## Problem description
Copy all of the material word for word, except for the pictures.

## Provided data

>> Begin

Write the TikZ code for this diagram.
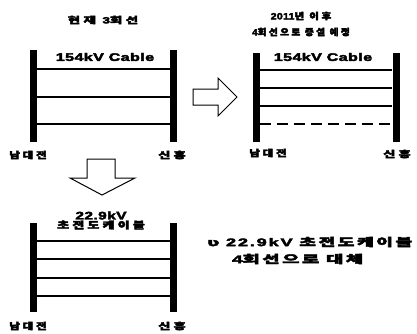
\documentclass[tikz,border=0pt]{standalone}
\usepackage{fontspec}
\usepackage{graphicx}
\newfontfamily\krt[LetterSpace=25]{Noto Sans CJK KR}
\newfontfamily\krn[LetterSpace=14]{Noto Sans CJK KR}
\newfontfamily\lat[LetterSpace=3]{Liberation Sans}
\newfontfamily\latn[LetterSpace=10]{Liberation Sans}
\newfontfamily\dv{DejaVu Sans}
\newcommand\stretchtxt[2]{\scalebox{#1}[1]{\special{pdf:literal 2 Tr 0.35 w}#2\special{pdf:literal 0 Tr}}}
\begin{document}
\begin{tikzpicture}[x=1pt,y=-1pt,
  bar/.style={fill=black,draw=none,minimum width=7pt,inner sep=0pt},
  cable/.style={line width=1.6pt},
  blk/.style={draw,line width=1pt,fill=white,line join=miter},
  ttl/.style={font=\krt\bfseries\fontsize{9}{10}\selectfont,inner sep=0pt,align=center},
  lbl/.style={font=\krt\bfseries\fontsize{9}{10}\selectfont,inner sep=0pt},
  cab/.style={font=\lat\bfseries\fontsize{11}{12}\selectfont,inner sep=0pt},
  note/.style={anchor=west,inner sep=0pt,font=\krn\bfseries\fontsize{11}{13}\selectfont}]
\useasboundingbox (0,0) rectangle (417,333);
% panel 1
\node[bar,minimum height=92pt] (L1) at (33.5,96) {};
\node[bar,minimum height=92pt] (R1) at (173.5,96) {};
\foreach \y in {69,97,124}
  \draw[cable] (L1.east |- 0,\y) -- (R1.west |- 0,\y);
\node[ttl] (t1) at (103,20) {\stretchtxt{1.5}{현재 {\lat\bfseries 3}회선}};
\node[cab] (c1) at (105,57) {\stretchtxt{1.45}{154kV Cable}};
\node[lbl] (a1) at (28,155) {\stretchtxt{1.27}{남대전}};
\node[lbl] (b1) at (172,155) {\stretchtxt{1.45}{신흥}};
% panel 2
\node[bar,minimum height=89pt] (L2) at (256,97.5) {};
\node[bar,minimum height=89pt] (R2) at (396,97.5) {};
\foreach \y in {70,88,106}
  \draw[cable] (L2.east |- 0,\y) -- (R2.west |- 0,\y);
\draw[cable,dash pattern=on 11pt off 6pt] (L2.east |- 0,124) -- (R2.west |- 0,124);
\node[ttl] (t2) at (301,16) {\stretchtxt{1.17}{{\lat\bfseries 2011}년 이후}};
\node[ttl] (t2b) at (301,32) {\stretchtxt{1.07}{{\lat\bfseries 4}회선으로 증설 예정}};
\node[cab] (c2) at (323,57) {\stretchtxt{1.45}{154kV Cable}};
\node[lbl] (a2) at (268,153) {\stretchtxt{1.27}{남대전}};
\node[lbl] (b2) at (397,154) {\stretchtxt{1.45}{신흥}};
% panel 3
\node[bar,minimum height=89pt] (L3) at (33.5,267.5) {};
\node[bar,minimum height=89pt] (R3) at (173.5,267.5) {};
\foreach \y in {241,259,278,296}
  \draw[cable] (L3.east |- 0,\y) -- (R3.west |- 0,\y);
\node[cab] (c3) at (101,215.5) {\stretchtxt{1.4}{22.9kV}};
\node[ttl,font=\krt\bfseries\fontsize{9.5}{10}\selectfont] (t3) at (101,225) {\stretchtxt{1.36}{초전도케이블}};
\node[lbl] (a3) at (28,326) {\stretchtxt{1.27}{남대전}};
\node[lbl] (b3) at (172,326) {\stretchtxt{1.45}{신흥}};
% arrows
\draw[blk] (193,89) -- (218,89) -- (218,78) -- (237,97) -- (218,116) -- (218,105) -- (193,105) -- cycle;
\draw[blk] (87,159) -- (115,159) -- (115,178) -- (135,178) -- (102,195) -- (70,178) -- (87,178) -- cycle;
% note
\node[note] (n1) at (207,242) {\stretchtxt{1.65}{{\dv ʋ} {\latn\bfseries 22.9kV} 초전도케이블}};
\node[note] (n2) at (232,259) {\stretchtxt{1.7}{{\latn\bfseries 4}회선으로 대체}};
\end{tikzpicture}
\end{document}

>> End

## Written solution
Write the TikZ code for this diagram.
\documentclass[tikz,border=0pt]{standalone}
\usepackage{fontspec}
\usepackage{graphicx}
\newfontfamily\krt[LetterSpace=25]{Noto Sans CJK KR}
\newfontfamily\krn[LetterSpace=14]{Noto Sans CJK KR}
\newfontfamily\lat[LetterSpace=3]{Liberation Sans}
\newfontfamily\latn[LetterSpace=10]{Liberation Sans}
\newfontfamily\dv{DejaVu Sans}
\newcommand\stretchtxt[2]{\scalebox{#1}[1]{\special{pdf:literal 2 Tr 0.35 w}#2\special{pdf:literal 0 Tr}}}
\begin{document}
\begin{tikzpicture}[x=1pt,y=-1pt,
  bar/.style={fill=black,draw=none,minimum width=7pt,inner sep=0pt},
  cable/.style={line width=1.6pt},
  blk/.style={draw,line width=1pt,fill=white,line join=miter},
  ttl/.style={font=\krt\bfseries\fontsize{9}{10}\selectfont,inner sep=0pt,align=center},
  lbl/.style={font=\krt\bfseries\fontsize{9}{10}\selectfont,inner sep=0pt},
  cab/.style={font=\lat\bfseries\fontsize{11}{12}\selectfont,inner sep=0pt},
  note/.style={anchor=west,inner sep=0pt,font=\krn\bfseries\fontsize{11}{13}\selectfont}]
\useasboundingbox (0,0) rectangle (417,333);
% panel 1
\node[bar,minimum height=92pt] (L1) at (33.5,96) {};
\node[bar,minimum height=92pt] (R1) at (173.5,96) {};
\foreach \y in {69,97,124}
  \draw[cable] (L1.east |- 0,\y) -- (R1.west |- 0,\y);
\node[ttl] (t1) at (103,20) {\stretchtxt{1.5}{현재 {\lat\bfseries 3}회선}};
\node[cab] (c1) at (105,57) {\stretchtxt{1.45}{154kV Cable}};
\node[lbl] (a1) at (28,155) {\stretchtxt{1.27}{남대전}};
\node[lbl] (b1) at (172,155) {\stretchtxt{1.45}{신흥}};
% panel 2
\node[bar,minimum height=89pt] (L2) at (256,97.5) {};
\node[bar,minimum height=89pt] (R2) at (396,97.5) {};
\foreach \y in {70,88,106}
  \draw[cable] (L2.east |- 0,\y) -- (R2.west |- 0,\y);
\draw[cable,dash pattern=on 11pt off 6pt] (L2.east |- 0,124) -- (R2.west |- 0,124);
\node[ttl] (t2) at (301,16) {\stretchtxt{1.17}{{\lat\bfseries 2011}년 이후}};
\node[ttl] (t2b) at (301,32) {\stretchtxt{1.07}{{\lat\bfseries 4}회선으로 증설 예정}};
\node[cab] (c2) at (323,57) {\stretchtxt{1.45}{154kV Cable}};
\node[lbl] (a2) at (268,153) {\stretchtxt{1.27}{남대전}};
\node[lbl] (b2) at (397,154) {\stretchtxt{1.45}{신흥}};
% panel 3
\node[bar,minimum height=89pt] (L3) at (33.5,267.5) {};
\node[bar,minimum height=89pt] (R3) at (173.5,267.5) {};
\foreach \y in {241,259,278,296}
  \draw[cable] (L3.east |- 0,\y) -- (R3.west |- 0,\y);
\node[cab] (c3) at (101,215.5) {\stretchtxt{1.4}{22.9kV}};
\node[ttl,font=\krt\bfseries\fontsize{9.5}{10}\selectfont] (t3) at (101,225) {\stretchtxt{1.36}{초전도케이블}};
\node[lbl] (a3) at (28,326) {\stretchtxt{1.27}{남대전}};
\node[lbl] (b3) at (172,326) {\stretchtxt{1.45}{신흥}};
% arrows
\draw[blk] (193,89) -- (218,89) -- (218,78) -- (237,97) -- (218,116) -- (218,105) -- (193,105) -- cycle;
\draw[blk] (87,159) -- (115,159) -- (115,178) -- (135,178) -- (102,195) -- (70,178) -- (87,178) -- cycle;
% note
\node[note] (n1) at (207,242) {\stretchtxt{1.65}{{\dv ʋ} {\latn\bfseries 22.9kV} 초전도케이블}};
\node[note] (n2) at (232,259) {\stretchtxt{1.7}{{\latn\bfseries 4}회선으로 대체}};
\end{tikzpicture}
\end{document}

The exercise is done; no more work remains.